Friday, December 25, 2009

First Christmas As A Single Father



This is the first Christmas as me, instead of we. This year started with so much promise, and has been filled with so much pain. But along with that pain, God has given extra measures of His grace and love.

Today, I have my son with me, and I have other loved ones that are here to celebrate the ultimate gift, God becoming man. I can’t fully wrap my mind around that, it is beyond me.

There will be gifts, food everywhere, and love of friends and family. There will be thanks and praise to our God for the gift of His Son, Jesus Christ.

Yet, there will also be an underlying sadness for what has been lost. This family has been violently ripped apart by the selfish desires of one person. Part of me is tempted to be angry and vengeful. But, those negative emotions would serve no purpose.

I do not want to forget that there are those, who do not have all the blessings that God has given me. The ones who will be denied the opportunity to see their children, because the custodial parent decides to use their power to hurt the other parent, and does not see the depth of the pain they bring on their children.

The pain of the widow or widower that lost their life partner, and is facing their first Christmas alone. Many of them are older.
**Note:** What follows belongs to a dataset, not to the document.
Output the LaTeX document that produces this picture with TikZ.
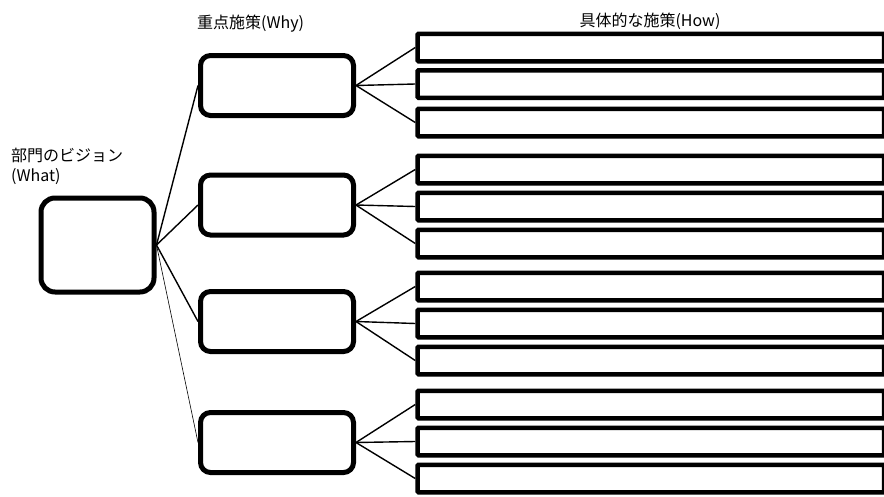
\documentclass[tikz,border=0pt]{standalone}
\usepackage{fontspec}
\setmainfont{Noto Sans CJK JP}
\begin{document}
\begin{tikzpicture}[x=1pt,y=-1pt,
  visionbox/.style={draw,line width=5pt,rounded corners=14pt,minimum width=113pt,minimum height=94pt,inner sep=0pt},
  whybox/.style={draw,line width=5pt,rounded corners=10pt,minimum width=153pt,minimum height=60pt,inner sep=0pt},
  howbox/.style={draw,line width=4.5pt,rounded corners=1pt,minimum width=466.5pt,minimum height=27.5pt,inner sep=0pt},
  conn/.style={line width=1.4pt},
  thinconn/.style={line width=0.6pt},
  lbl/.style={font=\fontsize{16}{19}\selectfont,inner sep=0pt}]
\useasboundingbox (0,0) rectangle (884,496);
% labels
\node[lbl,anchor=west] (tvision) at (11,155) {部門のビジョン};
\node[lbl,anchor=west] (twhat) at (11,177) {(What)};
\node[lbl,anchor=west] (twhy) at (197,24) {重点施策(Why)};
\node[lbl] (thow) at (650,21) {具体的な施策(How)};
% vision
\node[visionbox] (v) at (97.5,245) {};
% why boxes
\node[whybox] (w1) at (277,85.5) {};
\node[whybox] (w2) at (277,205) {};
\node[whybox] (w3) at (277,321.5) {};
\node[whybox] (w4) at (277,442.5) {};
% how boxes
\node[howbox] (h11) at (650.75,47.5) {};
\node[howbox] (h12) at (650.75,84) {};
\node[howbox] (h13) at (650.75,122.5) {};
\node[howbox] (h21) at (650.75,169.5) {};
\node[howbox] (h22) at (650.75,206.5) {};
\node[howbox] (h23) at (650.75,243.5) {};
\node[howbox] (h31) at (650.75,286.5) {};
\node[howbox] (h32) at (650.75,323.5) {};
\node[howbox] (h33) at (650.75,360.5) {};
\node[howbox] (h41) at (650.75,404.5) {};
\node[howbox] (h42) at (650.75,441.5) {};
\node[howbox] (h43) at (650.75,478.5) {};
% connectors vision -> why
\draw[conn] (v.east) -- (w1.west);
\draw[conn] (v.east) -- (w2.west);
\draw[conn] (v.east) -- (w3.west);
\draw[thinconn] (v.east) -- (w4.west);
% connectors why -> how
\foreach \g in {1,2,3,4}{
  \foreach \k in {1,2,3}{
    \draw[conn] (w\g.east) -- (h\g\k.west);
  }
}
\end{tikzpicture}
\end{document}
The kids have grown and moved away, and may not be able to come home for Christmas. How many of them will spend this Christmas utterly alone?
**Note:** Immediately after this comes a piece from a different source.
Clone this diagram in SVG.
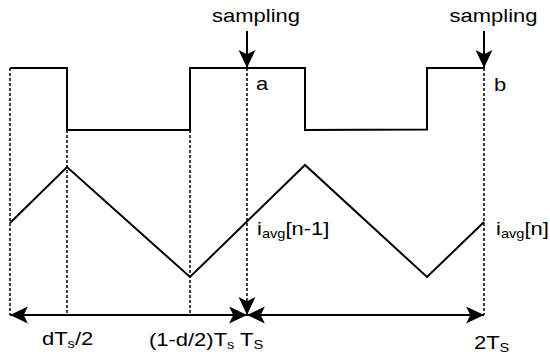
<svg xmlns="http://www.w3.org/2000/svg" width="550" height="361" viewBox="0 0 550 361">
<style>
.w{fill:none;stroke:#000;stroke-width:2;stroke-linejoin:miter}
.d{fill:none;stroke:#000;stroke-width:1.5;stroke-dasharray:3 2}
.ax{fill:none;stroke:#000;stroke-width:2}
text{font-family:"Liberation Sans",Arial,Helvetica,sans-serif;font-size:18px;fill:#000}
.sub{font-size:12px}
</style>
<defs>
<marker id="ah" markerUnits="userSpaceOnUse" markerWidth="20" markerHeight="20" viewBox="-18 -9 19 18" refX="0" refY="0" orient="auto-start-reverse">
<path d="M0,0 L-17,-8 L-13,0 L-17,8 Z" fill="#000"/>
</marker>
</defs>
<rect width="550" height="361" fill="#fff"/>
<g id="guides">
<line class="d" x1="10" y1="68" x2="10" y2="315"/>
<line class="d" x1="67" y1="130" x2="67" y2="315"/>
<line class="d" x1="190" y1="130" x2="190" y2="315"/>
<line class="d" x1="484" y1="68" x2="484" y2="315"/>
</g>
<g id="switching-wave">
<polyline class="w" points="10,68 67,68 67,130 190,130 190,68 305,68 305,130 427,129.5 427,68 484,68"/>
</g>
<g id="current-wave">
<polyline class="w" points="10,223 67,167 190,277 305,165 427,277 484,222"/>
</g>
<g id="connectors">
<line class="ax" x1="247" y1="31" x2="247" y2="68" marker-end="url(#ah)"/>
<line class="ax" x1="484" y1="31" x2="484" y2="68" marker-end="url(#ah)"/>
<line class="d" x1="247" y1="68" x2="247" y2="315" marker-end="url(#ah)"/>
<line class="ax" x1="10" y1="315" x2="247" y2="315" marker-start="url(#ah)" marker-end="url(#ah)"/>
<line class="ax" x1="247" y1="315" x2="484" y2="315" marker-start="url(#ah)" marker-end="url(#ah)"/>
</g>
<g id="labels">
<text transform="translate(256,22) scale(1.22,1)" text-anchor="middle">sampling</text>
<text transform="translate(493.5,22) scale(1.22,1)" text-anchor="middle">sampling</text>
<text transform="translate(256,90) scale(1.22,1)">a</text>
<text transform="translate(494,91) scale(1.22,1)">b</text>
<text transform="translate(257,235) scale(1.22,1)">i<tspan class="sub" dy="3">avg</tspan><tspan dy="-3">[n-1]</tspan></text>
<text transform="translate(496,235) scale(1.22,1)">i<tspan class="sub" dy="3">avg</tspan><tspan dy="-3">[n]</tspan></text>
<text transform="translate(42,345) scale(1.22,1)">dT<tspan class="sub" dy="3">s</tspan><tspan dy="-3">/2</tspan></text>
<text transform="translate(149,346) scale(1.22,1)">(1-d/2)T<tspan class="sub" dy="3">s</tspan><tspan dy="-3"> T</tspan><tspan class="sub" dy="3">S</tspan></text>
<text transform="translate(474,349) scale(1.22,1)">2T<tspan class="sub" dy="3">S</tspan></text>
</g>
</svg>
Then, there are those that have lost their jobs, or primary source of income. There will be no gifts under some of those trees, and those parents struggle with feelings of failure and worthlessness.

I pray that God will reach down to each of these hurting people, and wrap His loving arms around them. This day, I am reminded of the amazing gift that God provided to reconcile us to Him. It is also, however, a reminder of just how much pain the curse of sin has brought to mankind.

It makes me long for Christ triumphant return, to the day that sin will be abolished, and we will spend eternity with Him.

Merry Christmas, everyone. May God’s love fill your hearts and homes, as we celebrate God’s most amazing gift to man.

1 comment:

  1. To true Mark, people seem to see only the good in their lives, and never see the hurt in the lives of others.

    God has really Blessed Lara and I.